The plaintiffs in the litigation, including the Louisiana State Conference of the NAACP, argue that the current map violates a section of the federal Voting Rights Act and that the state needs to have a second majority-Black congressional district to be in compliance with that act.

On Saturday, the plaintiffs appealed to the U.S. Supreme Court, arguing that the Fifth Circuit’s action could compromise the timeline to enact a new congressional map.

“The right of all Americans to equal voting power is a central pillar of our democracy and for too long Black Louisianans have been excluded from the democratic process,” Sarah Brannon, managing attorney of the ACLU’s Voting Rights Project, said in a prepared statement. “We won’t allow procedural delays or other tactics to hamper the fight for an equitable and lawful map for all Louisianans.”

A spokesman for the NAACP’s Legal Defense Fund told the Louisiana Record that there is still adequate time to come up with a new map prior to next year’s midterm elections.

“We fully expect to have a map with two majority-Black districts in place by the 2024 election,” Jared Evans, the LDF’s senior policy counsel, said in an email.

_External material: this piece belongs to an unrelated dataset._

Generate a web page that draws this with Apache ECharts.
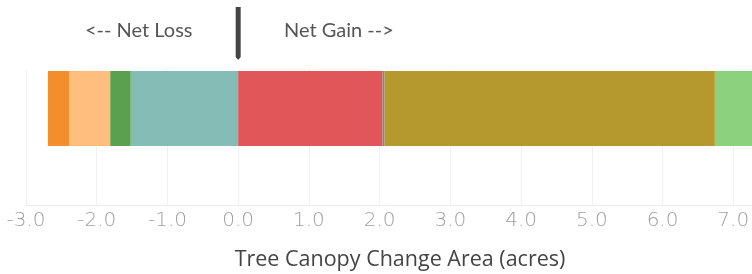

The litigation, Robinson v. Ardoin, which accused state officials of putting in place a racially gerrymandered congressional map, was originally filed in March of last year. The U.S. Supreme Court put the lawsuit on hold, however, until it decided a similar case involving redistricting in Alabama, Alabama v. Milligan. The latter case was decided in June, with the court concluding that the plaintiffs were likely to prevail on their claim that Alabama’s congressional map also violated Section 2 of the Voting Rights Act.

In the Fifth Circuit decision, a three-judge panel voted 2-1 to cancel this week’s hearings that had been scheduled by Judge Shelly Dick of the Western District of Louisiana. Judge Stephen Higginson dissented from his colleagues’ views.

“There is no support for the assertion that the hearing, lasting for three days at the beginning of October, is mutually exclusive with progression to a full-merits trial,” Higginson wrote. “The state can also, of course, appeal any remedial plan that the hearing produces.”

He also noted that the Fifth Circuit has previously assured district judges that they have “broad discretion and inherent authority” in docket-scheduling decisions.

“The district court exercised that discretion when the Supreme Court lifted its stay after a year,” Higginson said.